Exercise requirements:
Write out each line exactly as given. Leave the pictures out of your copy.

Collected material:

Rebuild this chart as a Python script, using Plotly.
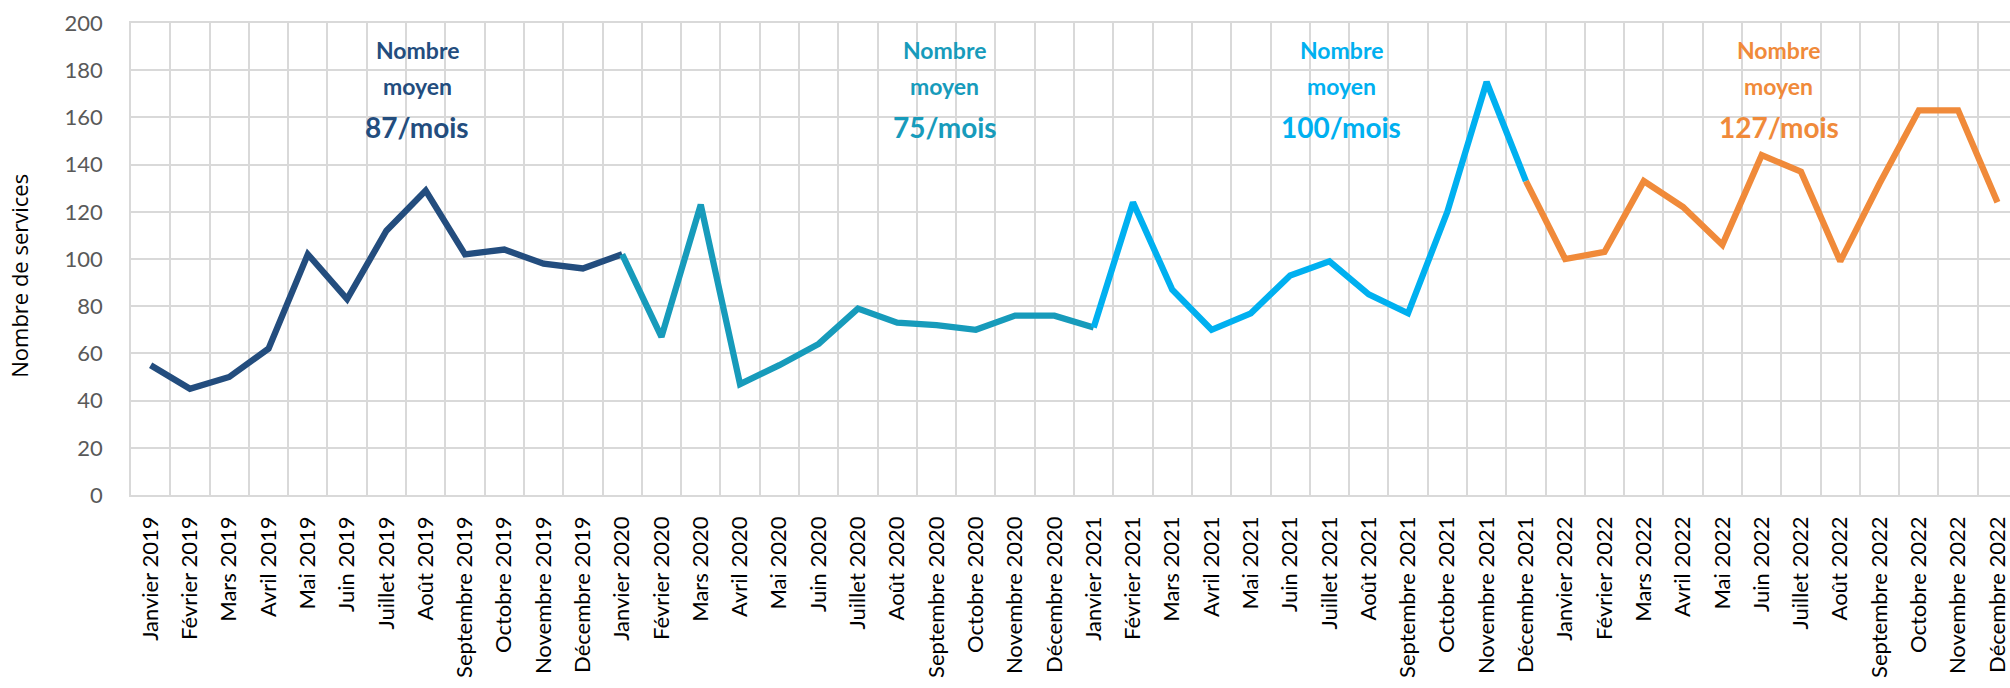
import plotly.graph_objects as go

months = ["Janvier", "Février", "Mars", "Avril", "Mai", "Juin", "Juillet", "Août",
          "Septembre", "Octobre", "Novembre", "Décembre"]
years = [2019, 2020, 2021, 2022]

v2019 = [55, 45, 50, 62, 102, 83, 112, 129, 102, 104, 98, 96]
v2020 = [102, 67, 123, 47, 55, 64, 79, 73, 72, 70, 76, 76]
v2021 = [71, 124, 87, 70, 77, 93, 99, 85, 77, 120, 175, 133]
v2022 = [100, 103, 133, 122, 106, 144, 137, 99, 132, 163, 163, 124]

averages = ["87/mois", "75/mois", "100/mois", "127/mois"]
colors = ["#234D7E", "#179BBB", "#00B0F0", "#F08A3A"]

categories = [f"{m} {y}" for y in years for m in months]
values = v2019 + v2020 + v2021 + v2022

# segment index ranges (inclusive) as coloured in the reference
segments = [(0, 12), (12, 24), (24, 35), (35, 47)]

fig = go.Figure()
for (a, b), col in zip(segments, colors):
    fig.add_trace(go.Scatter(
        x=categories[a:b + 1], y=values[a:b + 1], mode="lines",
        line=dict(color=col, width=6.3), hoverinfo="skip", showlegend=False))

label_x = [6.78, 20.21, 30.3, 41.43]
for xi, avg, col in zip(label_x, averages, colors):
    fig.add_annotation(x=xi, y=188.6, text="<b>Nombre</b>", showarrow=False,
                       font=dict(family="Lato", size=23, color=col), yanchor="middle")
    fig.add_annotation(x=xi, y=173.3, text="<b>moyen</b>", showarrow=False,
                       font=dict(family="Lato", size=23, color=col), yanchor="middle")
    fig.add_annotation(x=xi, y=155.9, text=f"<b>{avg}</b>", showarrow=False,
                       font=dict(family="Lato", size=28, color=col), yanchor="middle")

fig.add_annotation(xref="paper", yref="paper", x=-0.060, y=0.465,
                   text="Nombre de services", textangle=-90, showarrow=False,
                   font=dict(family="Open Sans", size=22, color="#000000"),
                   xanchor="center", yanchor="middle")

grid = "#D9D9D9"
fig.update_layout(
    width=2010, height=688,
    margin=dict(l=131, r=0, t=23, b=193, autoexpand=False),
    paper_bgcolor="white", plot_bgcolor="white",
    xaxis=dict(type="category", categoryorder="array", categoryarray=categories,
               range=[-0.5, 47.32], tickson="boundaries", showgrid=True,
               gridcolor=grid, gridwidth=1.5, ticks="", tickangle=-90,
               showline=True, linecolor=grid, linewidth=1.5, mirror=True,
               automargin=False,
               tickfont=dict(family="Lato", size=22, color="#000000"),
               ticklabelstandoff=11),
    yaxis=dict(range=[0, 200], dtick=20, showgrid=True, gridcolor=grid,
               gridwidth=1.5, zeroline=False, ticks="", automargin=False,
               showline=True, linecolor=grid, linewidth=1.5, mirror=True,
               tickfont=dict(family="Lato", size=22, color="#595959"),
               ticklabelstandoff=22),
)

fig.write_html("out.html",
               config={"displayModeBar": False},
               post_script="document.body.style.margin='0px';"
                           "document.body.style.overflow='hidden';")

In response:
Rebuild this chart as a Python script, using Plotly.
import plotly.graph_objects as go

months = ["Janvier", "Février", "Mars", "Avril", "Mai", "Juin", "Juillet", "Août",
          "Septembre", "Octobre", "Novembre", "Décembre"]
years = [2019, 2020, 2021, 2022]

v2019 = [55, 45, 50, 62, 102, 83, 112, 129, 102, 104, 98, 96]
v2020 = [102, 67, 123, 47, 55, 64, 79, 73, 72, 70, 76, 76]
v2021 = [71, 124, 87, 70, 77, 93, 99, 85, 77, 120, 175, 133]
v2022 = [100, 103, 133, 122, 106, 144, 137, 99, 132, 163, 163, 124]

averages = ["87/mois", "75/mois", "100/mois", "127/mois"]
colors = ["#234D7E", "#179BBB", "#00B0F0", "#F08A3A"]

categories = [f"{m} {y}" for y in years for m in months]
values = v2019 + v2020 + v2021 + v2022

# segment index ranges (inclusive) as coloured in the reference
segments = [(0, 12), (12, 24), (24, 35), (35, 47)]

fig = go.Figure()
for (a, b), col in zip(segments, colors):
    fig.add_trace(go.Scatter(
        x=categories[a:b + 1], y=values[a:b + 1], mode="lines",
        line=dict(color=col, width=6.3), hoverinfo="skip", showlegend=False))

label_x = [6.78, 20.21, 30.3, 41.43]
for xi, avg, col in zip(label_x, averages, colors):
    fig.add_annotation(x=xi, y=188.6, text="<b>Nombre</b>", showarrow=False,
                       font=dict(family="Lato", size=23, color=col), yanchor="middle")
    fig.add_annotation(x=xi, y=173.3, text="<b>moyen</b>", showarrow=False,
                       font=dict(family="Lato", size=23, color=col), yanchor="middle")
    fig.add_annotation(x=xi, y=155.9, text=f"<b>{avg}</b>", showarrow=False,
                       font=dict(family="Lato", size=28, color=col), yanchor="middle")

fig.add_annotation(xref="paper", yref="paper", x=-0.060, y=0.465,
                   text="Nombre de services", textangle=-90, showarrow=False,
                   font=dict(family="Open Sans", size=22, color="#000000"),
                   xanchor="center", yanchor="middle")

grid = "#D9D9D9"
fig.update_layout(
    width=2010, height=688,
    margin=dict(l=131, r=0, t=23, b=193, autoexpand=False),
    paper_bgcolor="white", plot_bgcolor="white",
    xaxis=dict(type="category", categoryorder="array", categoryarray=categories,
               range=[-0.5, 47.32], tickson="boundaries", showgrid=True,
               gridcolor=grid, gridwidth=1.5, ticks="", tickangle=-90,
               showline=True, linecolor=grid, linewidth=1.5, mirror=True,
               automargin=False,
               tickfont=dict(family="Lato", size=22, color="#000000"),
               ticklabelstandoff=11),
    yaxis=dict(range=[0, 200], dtick=20, showgrid=True, gridcolor=grid,
               gridwidth=1.5, zeroline=False, ticks="", automargin=False,
               showline=True, linecolor=grid, linewidth=1.5, mirror=True,
               tickfont=dict(family="Lato", size=22, color="#595959"),
               ticklabelstandoff=22),
)

fig.write_html("out.html",
               config={"displayModeBar": False},
               post_script="document.body.style.margin='0px';"
                           "document.body.style.overflow='hidden';")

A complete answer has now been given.